• **Your task**:
Say how many lines contain the word "drawn" and give no other text.

• **Data provided**:
--- Begin ---

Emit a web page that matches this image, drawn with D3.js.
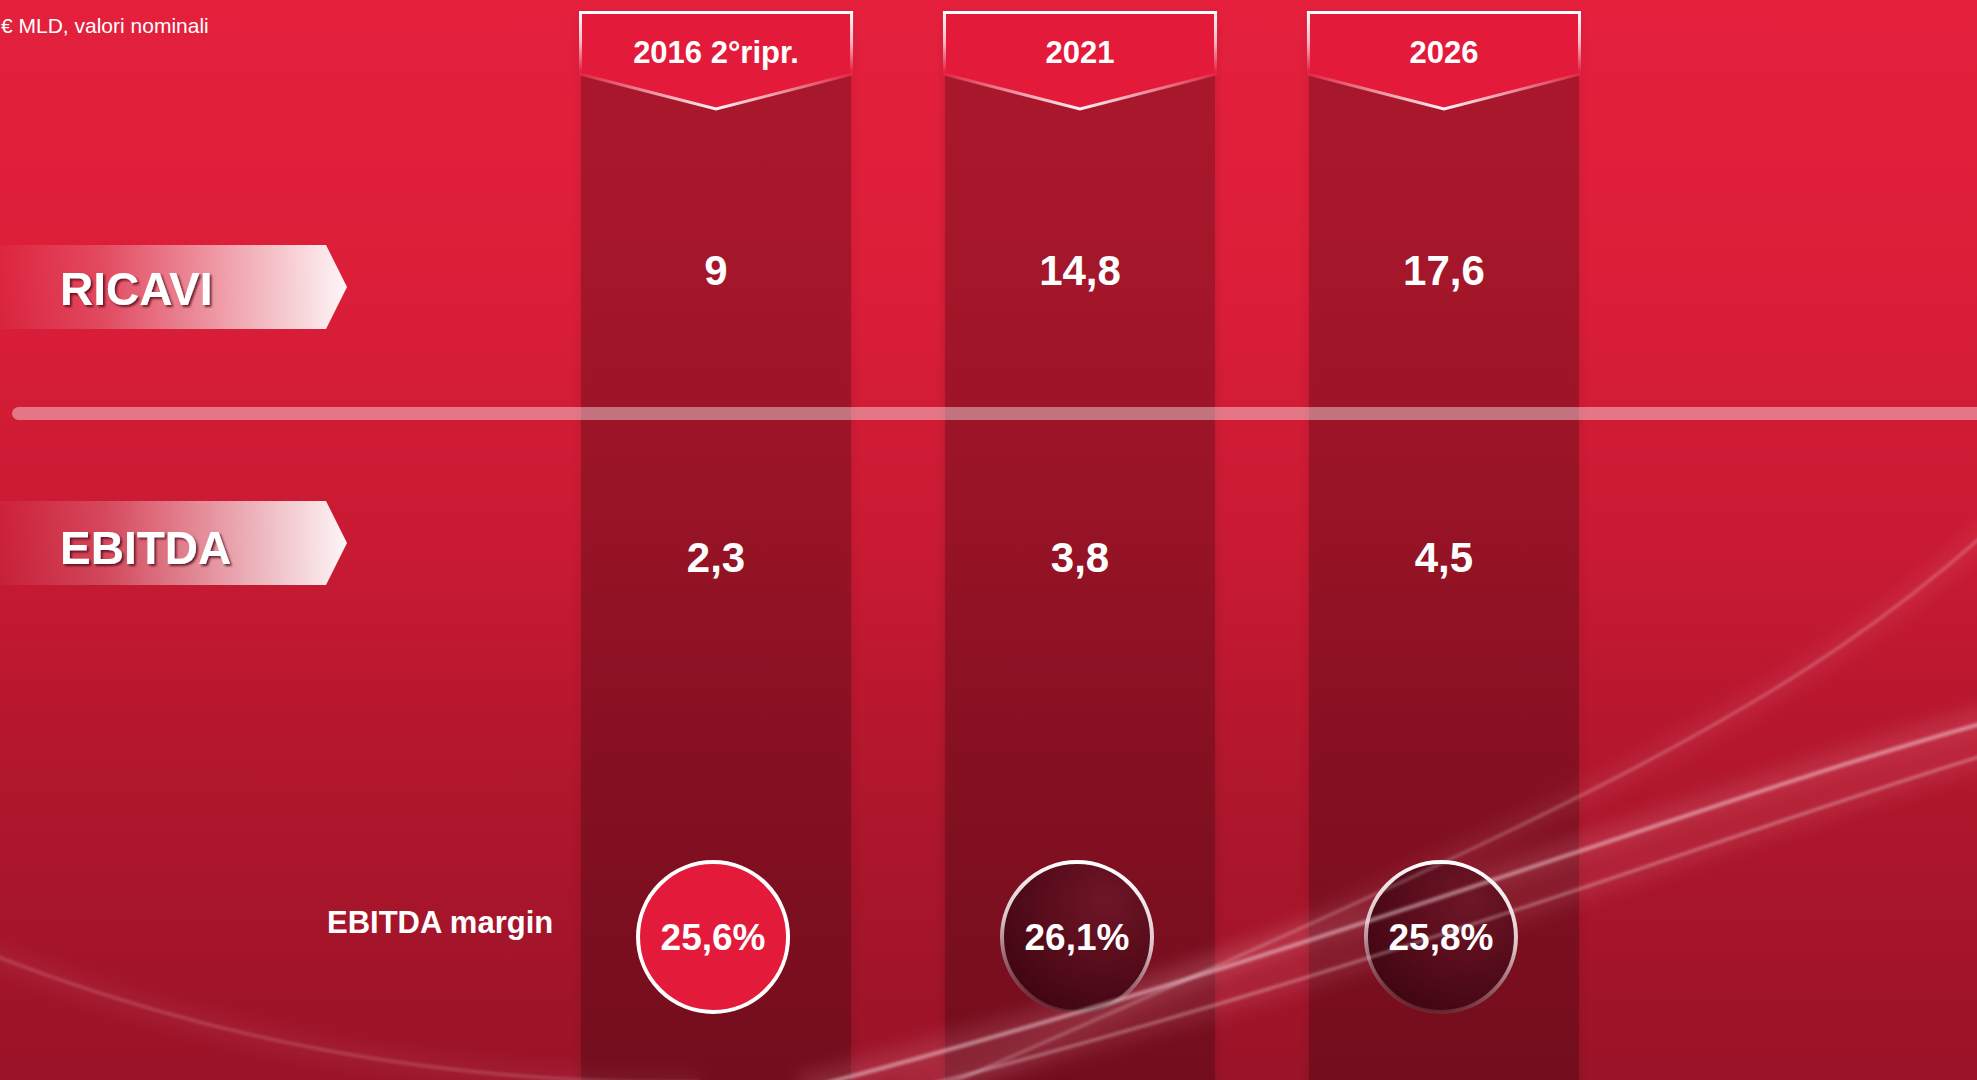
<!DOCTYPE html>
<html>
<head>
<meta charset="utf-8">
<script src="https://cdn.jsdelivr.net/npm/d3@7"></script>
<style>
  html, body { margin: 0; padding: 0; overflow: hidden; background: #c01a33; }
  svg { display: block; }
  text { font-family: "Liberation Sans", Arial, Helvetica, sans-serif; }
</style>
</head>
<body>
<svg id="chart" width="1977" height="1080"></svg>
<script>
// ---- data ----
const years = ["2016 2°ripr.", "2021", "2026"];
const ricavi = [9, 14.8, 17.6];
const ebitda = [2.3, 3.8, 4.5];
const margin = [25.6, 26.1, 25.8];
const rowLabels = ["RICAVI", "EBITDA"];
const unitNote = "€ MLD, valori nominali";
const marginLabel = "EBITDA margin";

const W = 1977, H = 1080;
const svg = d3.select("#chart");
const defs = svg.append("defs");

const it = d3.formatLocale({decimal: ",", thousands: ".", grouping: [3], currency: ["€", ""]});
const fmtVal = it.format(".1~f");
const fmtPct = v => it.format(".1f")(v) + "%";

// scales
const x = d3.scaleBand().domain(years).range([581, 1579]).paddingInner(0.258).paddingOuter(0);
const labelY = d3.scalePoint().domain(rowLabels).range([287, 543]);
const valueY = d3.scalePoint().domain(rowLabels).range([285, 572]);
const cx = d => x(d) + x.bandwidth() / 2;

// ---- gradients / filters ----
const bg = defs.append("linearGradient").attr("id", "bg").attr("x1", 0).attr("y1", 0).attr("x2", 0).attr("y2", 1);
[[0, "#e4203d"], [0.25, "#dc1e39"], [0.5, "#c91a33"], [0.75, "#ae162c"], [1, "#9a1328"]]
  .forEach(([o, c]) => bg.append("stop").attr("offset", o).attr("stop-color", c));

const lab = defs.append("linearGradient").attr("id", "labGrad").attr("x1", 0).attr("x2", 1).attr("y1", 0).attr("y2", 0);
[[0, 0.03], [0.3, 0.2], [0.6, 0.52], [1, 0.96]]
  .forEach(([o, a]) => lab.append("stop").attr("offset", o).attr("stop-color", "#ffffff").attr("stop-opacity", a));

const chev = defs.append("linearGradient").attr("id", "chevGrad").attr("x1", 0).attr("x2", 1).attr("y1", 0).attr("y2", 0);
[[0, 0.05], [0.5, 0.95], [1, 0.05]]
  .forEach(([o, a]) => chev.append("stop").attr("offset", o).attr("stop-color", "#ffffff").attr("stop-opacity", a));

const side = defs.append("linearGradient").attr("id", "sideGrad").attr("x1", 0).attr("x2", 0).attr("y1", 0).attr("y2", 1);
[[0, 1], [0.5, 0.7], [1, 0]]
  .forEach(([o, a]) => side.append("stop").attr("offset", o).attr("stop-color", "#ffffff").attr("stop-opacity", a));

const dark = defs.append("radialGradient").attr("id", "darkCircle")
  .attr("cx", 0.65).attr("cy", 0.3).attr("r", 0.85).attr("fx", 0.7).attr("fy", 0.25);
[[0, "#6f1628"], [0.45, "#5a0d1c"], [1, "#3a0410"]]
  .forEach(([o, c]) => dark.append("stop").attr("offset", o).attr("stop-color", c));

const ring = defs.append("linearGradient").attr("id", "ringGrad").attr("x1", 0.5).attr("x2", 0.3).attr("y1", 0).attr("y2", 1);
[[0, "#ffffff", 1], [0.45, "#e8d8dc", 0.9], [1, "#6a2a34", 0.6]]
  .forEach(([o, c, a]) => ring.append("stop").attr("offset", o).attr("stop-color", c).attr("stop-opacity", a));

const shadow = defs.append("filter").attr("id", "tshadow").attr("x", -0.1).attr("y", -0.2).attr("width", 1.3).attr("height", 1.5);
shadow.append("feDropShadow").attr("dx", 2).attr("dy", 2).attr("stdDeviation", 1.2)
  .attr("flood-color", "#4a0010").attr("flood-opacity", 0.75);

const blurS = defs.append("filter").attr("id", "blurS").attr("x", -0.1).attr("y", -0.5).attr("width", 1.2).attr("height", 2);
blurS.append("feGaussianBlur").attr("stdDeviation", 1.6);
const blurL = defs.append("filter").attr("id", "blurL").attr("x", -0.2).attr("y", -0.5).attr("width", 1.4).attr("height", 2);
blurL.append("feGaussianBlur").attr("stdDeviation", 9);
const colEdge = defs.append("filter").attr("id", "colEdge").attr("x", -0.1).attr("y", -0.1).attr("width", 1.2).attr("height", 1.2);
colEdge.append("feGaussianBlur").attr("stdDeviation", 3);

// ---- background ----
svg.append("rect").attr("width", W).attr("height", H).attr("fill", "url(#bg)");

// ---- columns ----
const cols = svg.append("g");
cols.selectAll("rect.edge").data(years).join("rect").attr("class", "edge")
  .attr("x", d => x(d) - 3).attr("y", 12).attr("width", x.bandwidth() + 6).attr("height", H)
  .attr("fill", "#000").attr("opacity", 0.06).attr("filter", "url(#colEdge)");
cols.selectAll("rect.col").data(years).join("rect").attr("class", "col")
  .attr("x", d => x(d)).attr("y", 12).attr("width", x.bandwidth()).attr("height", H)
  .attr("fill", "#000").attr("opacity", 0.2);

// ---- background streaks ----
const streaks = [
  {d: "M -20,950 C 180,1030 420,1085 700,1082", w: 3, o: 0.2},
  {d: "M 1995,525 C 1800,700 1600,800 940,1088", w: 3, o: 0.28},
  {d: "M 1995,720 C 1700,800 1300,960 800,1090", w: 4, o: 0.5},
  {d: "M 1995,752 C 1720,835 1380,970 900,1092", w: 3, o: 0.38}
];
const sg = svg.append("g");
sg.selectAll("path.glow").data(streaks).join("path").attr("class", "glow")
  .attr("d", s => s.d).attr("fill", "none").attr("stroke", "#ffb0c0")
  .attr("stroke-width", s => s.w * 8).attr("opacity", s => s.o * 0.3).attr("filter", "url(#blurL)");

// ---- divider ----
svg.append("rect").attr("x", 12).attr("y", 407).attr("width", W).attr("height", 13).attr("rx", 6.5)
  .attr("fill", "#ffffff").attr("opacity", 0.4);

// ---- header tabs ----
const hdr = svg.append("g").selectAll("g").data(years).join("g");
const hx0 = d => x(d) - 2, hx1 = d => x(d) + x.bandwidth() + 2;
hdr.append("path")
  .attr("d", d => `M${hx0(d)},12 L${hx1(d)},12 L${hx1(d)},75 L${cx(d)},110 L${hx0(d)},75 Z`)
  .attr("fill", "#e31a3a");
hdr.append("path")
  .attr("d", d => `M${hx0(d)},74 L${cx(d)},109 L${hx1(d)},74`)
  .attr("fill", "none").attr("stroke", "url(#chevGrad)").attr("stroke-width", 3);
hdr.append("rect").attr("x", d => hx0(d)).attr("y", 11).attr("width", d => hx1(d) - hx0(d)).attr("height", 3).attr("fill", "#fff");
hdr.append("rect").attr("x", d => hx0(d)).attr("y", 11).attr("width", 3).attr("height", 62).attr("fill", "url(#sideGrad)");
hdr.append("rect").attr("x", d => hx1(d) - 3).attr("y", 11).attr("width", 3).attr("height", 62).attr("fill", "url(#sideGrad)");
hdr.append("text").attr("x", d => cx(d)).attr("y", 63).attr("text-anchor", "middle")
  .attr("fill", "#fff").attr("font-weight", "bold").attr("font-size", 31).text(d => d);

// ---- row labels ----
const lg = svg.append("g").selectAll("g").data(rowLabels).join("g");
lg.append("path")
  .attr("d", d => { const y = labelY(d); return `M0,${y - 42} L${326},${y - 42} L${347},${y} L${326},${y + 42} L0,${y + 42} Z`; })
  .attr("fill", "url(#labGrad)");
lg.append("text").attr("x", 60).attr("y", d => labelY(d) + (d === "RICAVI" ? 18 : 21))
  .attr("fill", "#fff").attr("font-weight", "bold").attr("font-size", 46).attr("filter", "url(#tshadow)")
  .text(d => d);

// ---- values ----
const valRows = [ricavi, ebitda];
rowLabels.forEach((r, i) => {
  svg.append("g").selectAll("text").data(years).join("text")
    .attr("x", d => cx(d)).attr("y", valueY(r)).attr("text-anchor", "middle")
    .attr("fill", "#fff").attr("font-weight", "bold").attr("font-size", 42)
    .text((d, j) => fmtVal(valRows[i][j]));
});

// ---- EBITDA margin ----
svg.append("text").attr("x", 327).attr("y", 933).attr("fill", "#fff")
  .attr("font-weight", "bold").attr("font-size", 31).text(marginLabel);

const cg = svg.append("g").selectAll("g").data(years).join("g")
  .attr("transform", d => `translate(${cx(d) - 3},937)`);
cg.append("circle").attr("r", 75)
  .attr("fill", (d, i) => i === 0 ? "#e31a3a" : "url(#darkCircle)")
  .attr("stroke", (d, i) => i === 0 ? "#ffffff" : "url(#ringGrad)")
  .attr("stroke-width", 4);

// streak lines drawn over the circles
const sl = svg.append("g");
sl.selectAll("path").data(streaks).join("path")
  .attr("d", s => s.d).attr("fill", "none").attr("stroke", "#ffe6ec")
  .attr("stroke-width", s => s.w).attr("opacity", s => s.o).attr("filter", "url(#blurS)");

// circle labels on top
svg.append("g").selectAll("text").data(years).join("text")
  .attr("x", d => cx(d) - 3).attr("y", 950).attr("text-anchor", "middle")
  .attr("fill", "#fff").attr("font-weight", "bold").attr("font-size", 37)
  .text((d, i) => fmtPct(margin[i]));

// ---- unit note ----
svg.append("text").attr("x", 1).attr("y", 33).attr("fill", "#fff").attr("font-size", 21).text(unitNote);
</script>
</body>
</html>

--- End ---

• **Written response**:
2